Because of deeply rooted cultural beliefs in witchcraft, life after such accusations is difficult. For those victims who are lucky enough to survive a witch-hunt and choose to remain in their villages after being accused of being a witch a witch, these women continue to fear for their own safety. These women (and sometimes men and children) are often ostracized by their communities and forced to live away from their homes, begging for food and shelter on the outskirts of their village. Those that have who fled from the persecution of their villages are left without income, without shelter, and without the support of their families.

In recent years, there has been a concentrated effort among activists and legislators to prevent women from being accused of witchcraft, but outside help is often frowned upon and superstition about witchcraft remains prevalent. Over the past ten years, laws have been passed in order to prevent further atrocities against women from taking place. In 2005, The Witchcraft Atrocities (Prevention) Act was passed, which makes it illegal to accuse anyone of witchcraft but even then, the punishment for partaking in a witch-hunt carries with it a sentence of three years in prison.

Despite the fact that there are many in India that believe in witches and black magic, there is still hope. In the Kokrajhar district of Assam a woman named Birubala Rabha has taken the matter of witch hunting into her own hands. In 1985, Rabha’s son was accused of witchcraft because he suffered from mental illness.
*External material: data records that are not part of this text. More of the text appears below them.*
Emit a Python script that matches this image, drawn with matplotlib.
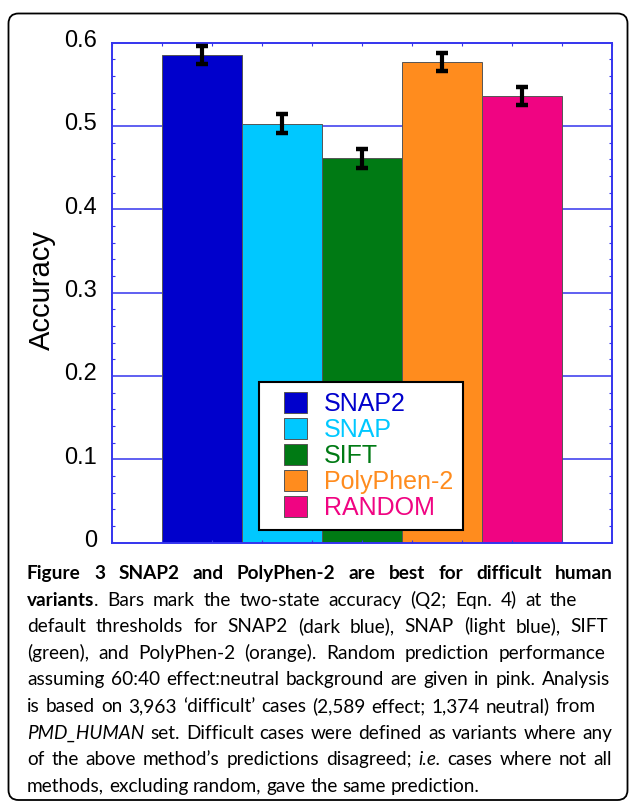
import numpy as np
import matplotlib
matplotlib.use('Agg')
import matplotlib.pyplot as plt
import matplotlib.transforms as mtransforms
from matplotlib.patches import FancyBboxPatch, Rectangle
from matplotlib.legend_handler import HandlerPatch
from matplotlib.ticker import MultipleLocator, FuncFormatter

#=========================================
# data
#=========================================
methods = ['SNAP2', 'SNAP', 'SIFT', 'PolyPhen-2', 'RANDOM']
accuracy = [0.585, 0.503, 0.461, 0.577, 0.536]
acc_err = [0.011, 0.011, 0.011, 0.011, 0.011]
colors = ['#0000cc', '#00c8ff', '#007a14', '#ff8c1e', '#f00482']

# caption lines: (text, style) pieces, and where each line ends (px, None = ragged)
caption = [
    [('Figure 3 SNAP2 and PolyPhen-2 are best for difficult human', 'bold')],
    [('variants', 'bold'), ('. Bars mark the two-state accuracy (Q2; Eqn. 4) at the', 'normal')],
    [('default thresholds for SNAP2 (dark blue), SNAP (light blue), SIFT', 'normal')],
    [('(green), and PolyPhen-2 (orange). Random prediction performance', 'normal')],
    [('assuming 60:40 effect:neutral background are given in pink. Analysis', 'normal')],
    [('is based on 3,963 \u2018difficult\u2019 cases (2,589 effect; 1,374 neutral) from', 'normal')],
    [('PMD_HUMAN', 'italic'), (' set. Difficult cases were defined as variants where any', 'normal')],
    [('of the above method\u2019s predictions disagreed;', 'normal'), (' i.e.', 'italic'),
     (' cases where not all', 'normal')],
    [('methods, excluding random, gave the same prediction.', 'normal')],
]
line_ends = [613, 577, 608, 605, 610, 596, 612, 612, None]
last_line_end = 481

plt.rcParams['font.family'] = ['Liberation Sans', 'DejaVu Sans']

W, H = 629, 802
blue = '#3434ee'

fig = plt.figure(figsize=(W / 100, H / 100), dpi=100)
ax = fig.add_axes([111.7 / W, 1 - 542.5 / H, 500 / W, 499.8 / H])

bar_w = 1.6
xpos = [1 + bar_w * (i + 0.5) for i in range(len(methods))]
ax.bar(xpos, accuracy, width=bar_w, color=colors, edgecolor='#555555',
       linewidth=0.7, label=methods, zorder=1)
ax.errorbar(xpos, accuracy, yerr=acc_err, fmt='none', ecolor='black',
            elinewidth=3, capsize=4.2, capthick=3.2, zorder=3)

ax.set_xlim(0, 10)
ax.set_ylim(0, 0.6)

# axis styling
ax.yaxis.set_major_locator(MultipleLocator(0.1))
ax.yaxis.set_minor_locator(MultipleLocator(0.02))
ax.yaxis.set_major_formatter(FuncFormatter(lambda v, p: '0' if abs(v) < 1e-9 else f'{v:.1f}'))
ax.xaxis.set_major_locator(MultipleLocator(1))
ax.tick_params(axis='y', which='major', length=0, pad=10.6, labelsize=17)
ax.tick_params(axis='y', which='minor', direction='in', length=2.2, width=0.8,
               color=blue, left=True, right=True)
ax.tick_params(axis='x', which='major', direction='in', length=2.2, width=0.8,
               color=blue, top=True, bottom=True, labelbottom=False)
for s in ax.spines.values():
    s.set_color(blue)
    s.set_linewidth(1.4)
ax.set_axisbelow(False)

for v in ax.get_yticks():
    if 0 < v < 0.59:
        ax.axhline(v, color=blue, lw=1.1, zorder=0.5)

for lbl in ax.get_yticklabels():
    lbl.set_transform(lbl.get_transform() +
                      mtransforms.ScaledTranslation(0, 0.04, fig.dpi_scale_trans))

fig.text(41.5 / W, 1 - 290 / H, 'Accuracy', rotation=90, ha='center', va='center', fontsize=21)

# legend with right-aligned squares
def square(legend, orig_handle, xdescent, ydescent, width, height, fontsize):
    w = 23 * 0.72
    return Rectangle((-xdescent + width - w, -ydescent), w, height)

handles, labels = ax.get_legend_handles_labels()
leg = ax.legend(handles, labels, loc='upper left',
                bbox_to_anchor=(259.3 / W, 1 - 382.3 / H), bbox_transform=fig.transFigure,
                borderaxespad=0, borderpad=0.4, handlelength=1.52, handleheight=0.88,
                handletextpad=0.67, labelspacing=0.08, fontsize=18,
                fancybox=False, framealpha=1, edgecolor='black',
                handler_map={Rectangle: HandlerPatch(patch_func=square)})
leg.get_frame().set_linewidth(1.5)
for t, c in zip(leg.get_texts(), colors):
    t.set_color(c)
leg.set_zorder(5)

#=========================================
# caption, word by word so lines can be justified
#=========================================
cap_family = ['Lato', 'DejaVu Sans']
cap_left = 27
renderer = fig.canvas.get_renderer()
cap_size = 10


def cap_text(x_px, y_px, txt, st):
    return fig.text(x_px / W, 1 - y_px / H, txt, va='baseline', ha='left',
                    fontsize=cap_size, family=cap_family,
                    weight='bold' if st == 'bold' else 'normal',
                    style='italic' if st == 'italic' else 'normal')


def width_px(t):
    return t.get_window_extent(renderer).width


# pick the size so that the ragged last line is as long as in the original
probe = cap_text(0, 0, caption[-1][0][0], 'normal')
cap_size = 10 * (last_line_end - cap_left) / width_px(probe)
probe.remove()

probe = cap_text(0, 0, 'x x', 'normal')
probe2 = cap_text(0, 0, 'xx', 'normal')
space_w = width_px(probe) - width_px(probe2)
probe.remove()
probe2.remove()

for i, parts in enumerate(caption):
    y = 579 + i * 26.6
    tokens = []
    for txt, st in parts:
        for j, w in enumerate(txt.split(' ')):
            if w == '':
                continue
            if j == 0 and tokens:
                tokens[-1].append((w, st))
            else:
                tokens.append([(w, st)])
    # lay out each word (possibly mixed style) at x=0 first, then shift
    words = []
    for tok in tokens:
        pieces = []
        x = 0
        for w, st in tok:
            t = cap_text(x, y, w, st)
            pieces.append((t, x))
            x += width_px(t)
        words.append((pieces, x))
    total = sum(wd for _, wd in words)
    if line_ends[i] is None or len(words) < 2:
        gap = space_w
    else:
        gap = (line_ends[i] - cap_left - total) / (len(words) - 1)
    x0 = cap_left
    for pieces, wd in words:
        for t, dx in pieces:
            t.set_x((x0 + dx) / W)
        x0 += wd + gap

# rounded frame round the whole figure
frame = FancyBboxPatch((8.5, 2), 619, 786.5, boxstyle='round,pad=0,rounding_size=10',
                       transform=mtransforms.IdentityTransform(),
                       fill=False, ec='black', lw=1.3)
fig.add_artist(frame)

fig.savefig('out.png', dpi=100)
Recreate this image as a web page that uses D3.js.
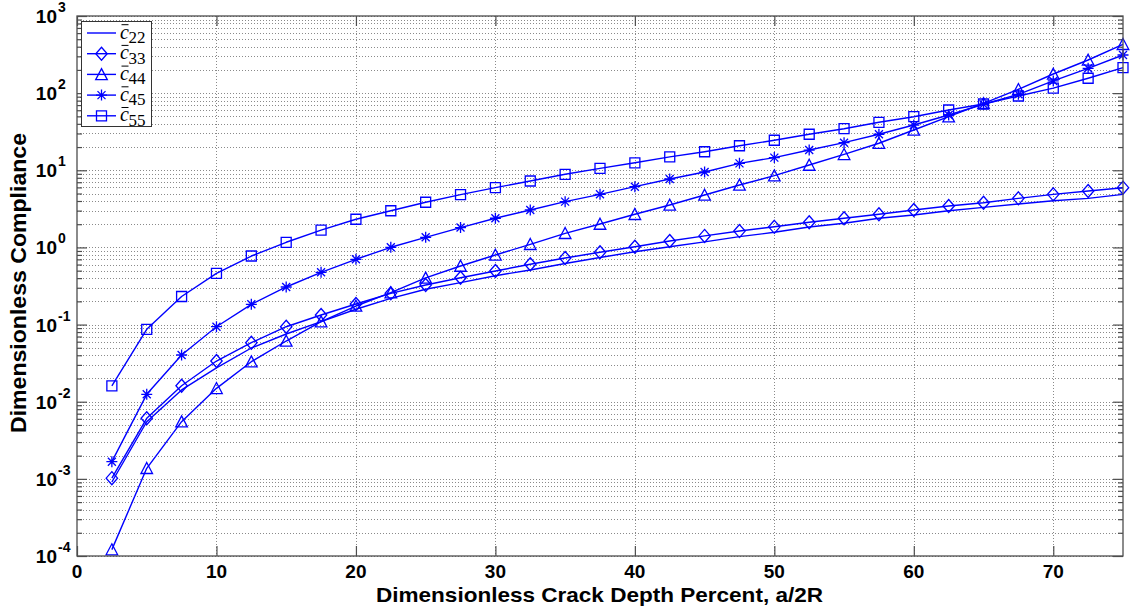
<!DOCTYPE html>
<html>
<head>
<meta charset="utf-8">
<script src="https://cdn.jsdelivr.net/npm/d3@7"></script>
<style>
  html, body { margin: 0; padding: 0; background: #fff; }
  svg { display: block; }
</style>
</head>
<body>
<svg id="chart" width="1130" height="609"></svg>
<script>
// Crack depth (percent of diameter) at which compliances were computed
const crackDepth = [2.5, 5, 7.5, 10, 12.5, 15, 17.5, 20, 22.5, 25, 27.5, 30, 32.5, 35, 37.5,
                    40, 42.5, 45, 47.5, 50, 52.5, 55, 57.5, 60, 62.5, 65, 67.5, 70, 72.5, 75];

// Dimensionless compliance terms
const c22 = [0.00091, 0.0055, 0.0142, 0.0274, 0.0497, 0.0755, 0.109, 0.158, 0.219, 0.287,
             0.35, 0.43, 0.51, 0.62, 0.74, 0.88, 1.02, 1.18, 1.38, 1.57,
             1.84, 2.06, 2.39, 2.63, 2.99, 3.31, 3.66, 4.03, 4.33, 4.88];
const c33 = [0.00102, 0.0061, 0.0161, 0.0337, 0.0582, 0.0938, 0.133, 0.185, 0.254, 0.326,
             0.405, 0.495, 0.605, 0.73, 0.865, 1.02, 1.21, 1.41, 1.63, 1.85,
             2.12, 2.39, 2.69, 3.06, 3.44, 3.80, 4.33, 4.88, 5.39, 5.95];
const c44 = [0.000121, 0.00137, 0.00551, 0.0149, 0.033, 0.0612, 0.109, 0.174, 0.259, 0.402,
             0.574, 0.798, 1.098, 1.524, 2.01, 2.69, 3.55, 4.78, 6.45, 8.51,
             11.7, 16.1, 22.4, 33.3, 49.5, 73.8, 112, 177, 269, 430];
const c45 = [0.00167, 0.01247, 0.0403, 0.0938, 0.183, 0.307, 0.476, 0.702, 1.004, 1.353,
             1.81, 2.39, 3.06, 3.92, 4.88, 6.13, 7.71, 9.5, 12.3, 14.6,
             18.3, 22.8, 29.3, 38.6, 52.1, 71.7, 96.6, 144, 210, 312];
const c55 = [0.016, 0.0869, 0.231, 0.462, 0.774, 1.166, 1.68, 2.32, 2.99, 3.85,
             4.84, 5.95, 7.26, 8.87, 10.6, 12.5, 14.9, 17.4, 20.8, 24.5,
             29.3, 34.6, 41.9, 49.5, 60.5, 72.3, 91.8, 116, 156, 214];

const seriesNames = ["22", "33", "44", "45", "55"];
const seriesMarkers = ["none", "diamond", "triangle", "star", "square"];
const seriesValues = [c22, c33, c44, c45, c55];

// Axis ticks
const xTicks = [0, 10, 20, 30, 40, 50, 60, 70];
const yExponents = [-4, -3, -2, -1, 0, 1, 2, 3];

const xLabel = "Dimensionless Crack Depth Percent, a/2R";
const yLabel = "Dimensionless Compliance";

const BLUE = "#0000ff";
const svg = d3.select("#chart");
const plotLeft = 77, plotRight = 1123, plotTop = 16, plotBottom = 556;

const x = d3.scaleLinear().domain([0, 75]).range([plotLeft, plotRight]);
const y = d3.scaleLog().domain([1e-4, 1e3]).range([plotBottom, plotTop]);

const majorY = yExponents.map(e => Math.pow(10, e));
const minorY = [];
yExponents.slice(0, -1).forEach(e => {
  for (let m = 2; m <= 9; m++) minorY.push(m * Math.pow(10, e));
});

// Dotted grid
const grid = svg.append("g").attr("stroke", "#8a8a8a").attr("stroke-width", 1)
  .attr("stroke-dasharray", "1,2").attr("fill", "none");
majorY.concat(minorY).forEach(v => {
  const yy = Math.round(y(v)) + 0.5;
  grid.append("line").attr("x1", plotLeft).attr("x2", plotRight).attr("y1", yy).attr("y2", yy);
});
xTicks.slice(1).forEach(v => {
  const xx = Math.round(x(v)) + 0.5;
  grid.append("line").attr("x1", xx).attr("x2", xx).attr("y1", plotTop).attr("y2", plotBottom);
});

// Axis ticks (pointing inward) on all four sides
const axisColor = "#4d4d4d";
function tickAxes(axisGen, transform) {
  const g = svg.append("g").attr("transform", transform).call(axisGen);
  g.select(".domain").remove();
  g.selectAll("line").attr("stroke", axisColor).attr("stroke-width", 1.2);
  g.selectAll("text").remove();
}
tickAxes(d3.axisLeft(y).tickValues(majorY).tickSize(-10), `translate(${plotLeft},0)`);
tickAxes(d3.axisLeft(y).tickValues(minorY).tickSize(-5), `translate(${plotLeft},0)`);
tickAxes(d3.axisRight(y).tickValues(majorY).tickSize(-10), `translate(${plotRight},0)`);
tickAxes(d3.axisRight(y).tickValues(minorY).tickSize(-5), `translate(${plotRight},0)`);
tickAxes(d3.axisBottom(x).tickValues(xTicks).tickSize(-10), `translate(0,${plotBottom})`);
tickAxes(d3.axisTop(x).tickValues(xTicks).tickSize(-10), `translate(0,${plotTop})`);

// Marker shapes
const markerPath = {
  diamond: "M0,-6.5L5.7,0L0,6.5L-5.7,0Z",
  triangle: "M0,-5.8L5.8,5.2L-5.8,5.2Z",
  star: "M-5.5,0H5.5M0,-5.5V5.5M-4,-4L4,4M-4,4L4,-4",
  square: "M-5,-5H5V5H-5Z"
};

// Series lines and markers
const line = d3.line().x((d, i) => x(crackDepth[i])).y(d => y(d));
const plot = svg.append("g");
seriesValues.forEach((vals, k) => {
  plot.append("path").attr("d", line(vals)).attr("fill", "none")
    .attr("stroke", BLUE).attr("stroke-width", 1.4).attr("stroke-linejoin", "round");
  const mk = seriesMarkers[k];
  if (mk !== "none") {
    plot.selectAll(null).data(vals).enter().append("path")
      .attr("transform", (d, i) => `translate(${x(crackDepth[i])},${y(d)})`)
      .attr("d", markerPath[mk]).attr("fill", "none")
      .attr("stroke", BLUE).attr("stroke-width", 1.3);
  }
});

// Axes box
svg.append("rect").attr("x", plotLeft).attr("y", plotTop).attr("width", plotRight - plotLeft)
  .attr("height", plotBottom - plotTop).attr("fill", "none")
  .attr("stroke", axisColor).attr("stroke-width", 1.3);

// Tick labels
const font = "'Liberation Sans', Arial, sans-serif";
const xl = svg.append("g").attr("font-family", font).attr("font-weight", "bold")
  .attr("font-size", 19).attr("fill", "#000").attr("text-anchor", "middle");
xTicks.forEach(v => {
  xl.append("text").attr("x", x(v)).attr("y", 578).text(v);
});
const yl = svg.append("g").attr("font-family", font).attr("font-weight", "bold").attr("fill", "#000");
yExponents.forEach(e => {
  const yy = y(Math.pow(10, e));
  yl.append("text").attr("x", 57).attr("y", yy + 7).attr("font-size", 19)
    .attr("text-anchor", "end").text("10");
  yl.append("text").attr("x", 58).attr("y", yy - 4).attr("font-size", 14)
    .attr("text-anchor", "start").text(e);
});

// Axis titles
svg.append("text").attr("x", (376 + 823) / 2).attr("y", 602)
  .attr("font-family", font).attr("font-weight", "bold").attr("font-size", 21)
  .attr("text-anchor", "middle").attr("textLength", 447).attr("lengthAdjust", "spacingAndGlyphs")
  .text(xLabel);
svg.append("text").attr("transform", "translate(26,283) rotate(-90)")
  .attr("font-family", font).attr("font-weight", "bold").attr("font-size", 22)
  .attr("text-anchor", "middle").attr("textLength", 300).attr("lengthAdjust", "spacingAndGlyphs")
  .text(yLabel);

// Legend
const lg = svg.append("g");
lg.append("rect").attr("x", 81.5).attr("y", 21.5).attr("width", 70).attr("height", 105)
  .attr("fill", "#fff").attr("stroke", "#333").attr("stroke-width", 1);
seriesNames.forEach((name, k) => {
  const cy = 33 + k * 20.7;
  lg.append("line").attr("x1", 87).attr("x2", 116).attr("y1", cy).attr("y2", cy)
    .attr("stroke", BLUE).attr("stroke-width", 1.4);
  const mk = seriesMarkers[k];
  if (mk !== "none") {
    lg.append("path").attr("transform", `translate(101.5,${cy})`).attr("d", markerPath[mk])
      .attr("fill", "none").attr("stroke", BLUE).attr("stroke-width", 1.3);
  }
  lg.append("text").attr("x", 120).attr("y", cy + 5.5)
    .attr("font-family", "'Liberation Serif', 'DejaVu Serif', serif").attr("font-style", "italic")
    .attr("font-size", 20).attr("fill", "#000").text("c");
  lg.append("line").attr("x1", 121.5).attr("x2", 128.5).attr("y1", cy - 8.3).attr("y2", cy - 8.3)
    .attr("stroke", "#000").attr("stroke-width", 1);
  lg.append("text").attr("x", 128.5).attr("y", cy + 10)
    .attr("font-family", "'Liberation Serif', 'DejaVu Serif', serif")
    .attr("font-size", 17).attr("fill", "#000").text(name);
});
</script>
</body>
</html>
Knowing that he would be denied proper healthcare since being branded a witch, Rabha has fought tirelessly for the past thirty years to raise awareness among the citizens of rural India, an effort for which she was awarded the Upendra Nath Brahma Soldier of Humanity award in Kokrajhar on 4th July 2015.[4] Like many others in India, Rabha believes that preventing witch-hunts is not only the responsibility of the government but also the citizens that inhabit these regions where witch hunting still persists.[5] For it is only through educating these rural villagers in India that superstitions about witches and black magic can be eliminated.

 

 

 

[1] “The Witch-Hunts of India.” Friday. http://fridaymagazine.ae/features/the-big-story/the-witch-hunts-of-india-1.1227329#sthash.D41pxNFc.dpuf (accessed Wednesday July 15, 2015)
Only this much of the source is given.